For American politics specifically, wherein left, right, blue, and red are interlinked, he says arrows can create a “strong visual metaphor of a political spectrum.” That became clear in 2016, when the NYT first debuted a live, interactive, arrow-based election map for the first time.

The 2016 map: How Trump Reshaped the Election Map [Screenshot: NY Times]

“It adds another layer of storytelling to what is otherwise more utilitarian map forms, like the choropleth [the standard map shaded by state winners] or the bubble maps that show the size of the margin,” Andrews says. “We found that pretty intuitive and something that we could actually add to a results display that doesn’t need a whole lot of additional explanatory text—which is kind of the bar for our results dashboards. They need to be able to stand on their own without a lot of text because we want to try to keep those pages lightweight as possible.”

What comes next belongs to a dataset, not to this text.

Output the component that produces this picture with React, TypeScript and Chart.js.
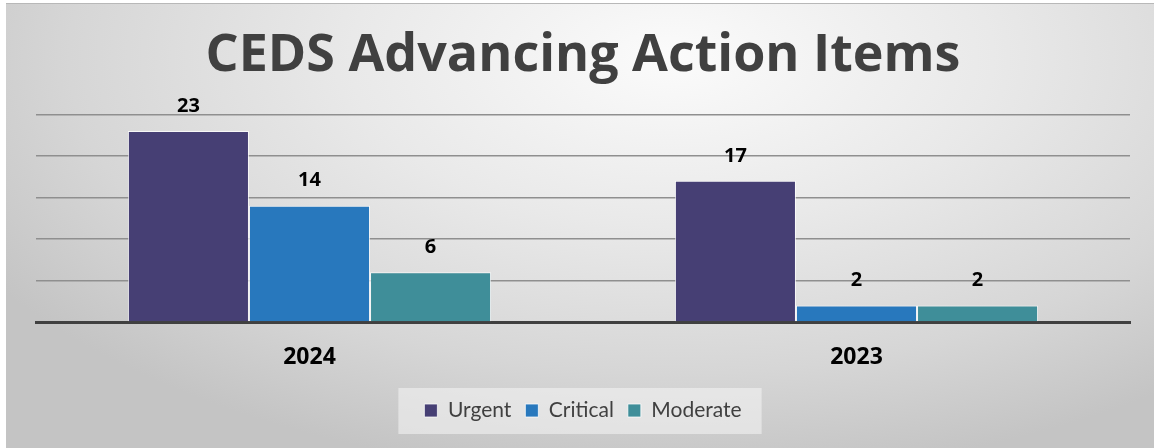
import React, { useEffect, useRef } from "react";
import { Chart, registerables } from "chart.js";

Chart.register(...registerables);

const categories = ["2024", "2023"];
const urgent = [23, 17];
const critical = [14, 2];
const moderate = [6, 2];
const yTicks = [0, 5, 10, 15, 20, 25];
const titleText = "CEDS Advancing Action Items";

const dataLabels = {
  id: "dataLabels",
  afterDatasetsDraw(chart: any) {
    const ctx = chart.ctx;
    ctx.save();
    ctx.font = "bold 20px 'Open Sans', sans-serif";
    ctx.fillStyle = "#000000";
    ctx.textAlign = "center";
    ctx.textBaseline = "middle";
    chart.data.datasets.forEach((ds: any, i: number) => {
      const meta = chart.getDatasetMeta(i);
      meta.data.forEach((el: any, j: number) => {
        ctx.fillText(String(ds.data[j]), el.x, el.y - 25);
      });
    });
    ctx.restore();
  },
};

const legendBg = {
  id: "legendBg",
  beforeDraw(chart: any) {
    const lg = chart.legend;
    if (!lg || !lg.legendHitBoxes || !lg.legendHitBoxes.length) return;
    const boxes = lg.legendHitBoxes;
    let l = Infinity, r = -Infinity, t = Infinity, b = -Infinity;
    boxes.forEach((h: any) => {
      l = Math.min(l, h.left);
      r = Math.max(r, h.left + h.width);
      t = Math.min(t, h.top);
      b = Math.max(b, h.top + h.height);
    });
    const ctx = chart.ctx;
    ctx.save();
    ctx.fillStyle = "rgba(245,245,245,0.55)";
    ctx.fillRect(l - 26, t - 12, r - l + 46, b - t + 25);
    ctx.restore();
  },
};

export default function App() {
  const ref = useRef<HTMLCanvasElement | null>(null);
  useEffect(() => {
    if (!ref.current) return;
    const chart = new Chart(ref.current, {
      type: "bar",
      data: {
        labels: categories,
        datasets: [
          { label: "Urgent", data: urgent, backgroundColor: "#463F74" },
          { label: "Critical", data: critical, backgroundColor: "#2878BD" },
          { label: "Moderate", data: moderate, backgroundColor: "#3F8E99" },
        ].map((d) => ({
          ...d,
          borderColor: "rgba(255,255,255,0.75)",
          borderWidth: 1,
          categoryPercentage: 0.664,
          barPercentage: 1,
        })),
      },
      options: {
        animation: false,
        responsive: false,
        maintainAspectRatio: false,
        layout: { padding: { left: 36, right: 24, top: 0, bottom: 17 } },
        plugins: {
          tooltip: { enabled: false },
          title: {
            display: true,
            text: titleText,
            color: "#404040",
            font: { family: "'Open Sans', sans-serif", size: 52, weight: "bold" },
            padding: { top: 25, bottom: 27 },
          },
          legend: {
            position: "bottom",
            labels: {
              boxWidth: 13,
              boxHeight: 13,
              color: "#404040",
              padding: 14,
              font: { family: "Lato, 'Open Sans', sans-serif", size: 21 },
            },
          },
        },
        scales: {
          x: {
            grid: { display: false },
            border: { display: true, color: "#404040", width: 3 },
            ticks: {
              color: "#000000",
              padding: 14,
              font: { family: "'Open Sans', sans-serif", size: 23, weight: "bold" },
            },
            afterFit: (axis: any) => {
              axis.height = 64;
            },
          },
          y: {
            min: yTicks[0],
            max: yTicks[yTicks.length - 1],
            afterBuildTicks: (axis: any) => {
              axis.ticks = yTicks.map((v) => ({ value: v }));
            },
            ticks: { display: false },
            border: { display: false },
            grid: {
              drawTicks: false,
              color: (c: any) => (c.tick && c.tick.value === 0 ? "rgba(0,0,0,0)" : "#8f8f8f"),
              lineWidth: 1.5,
            },
          },
        },
      },
      plugins: [dataLabels, legendBg],
    } as any);
    return () => chart.destroy();
  }, []);

  return (
    <div style={{ position: "fixed", left: 0, top: 0, width: 1154, height: 448, background: "#ffffff" }}>
      <div
        style={{
          position: "absolute",
          left: 6,
          top: 3,
          right: 0,
          bottom: 0,
          borderTop: "1px solid #b8b8b8",
          background:
            "radial-gradient(ellipse 70% 95% at 58% 12%, #fbfbfb 0%, #e9e9e9 40%, #d6d6d6 75%, #c4c4c4 100%)",
        }}
      />
      <canvas ref={ref} width={1154} height={448} style={{ position: "absolute", left: 0, top: 0 }} />
    </div>
  );
}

Since 2016, the Times has streamlined the shapes of its election map arrows to make them more legible, thickening the arrows, straightening the arrow paths, and slimming down the arrowheads.

While this year’s map will continue to be updated as results arrive (states like Washington, Oregon, and California, for example, aren’t well-represented yet), its results are already pretty stark. Back in 2020, a similar visualization showed a much more even distribution of Democratic and Republican gains. Even in 2016, when Trump won against Democratic candidate Hillary Clinton, Republicans’ largest gains were mainly attributable to rural counties, and remained more isolated to those areas.

“On the whole, the national map is pretty stunningly shifting to the right,” Andrews says. “I think that’s kind of the biggest early takeaway from this election, is just how widespread that voting pattern was.”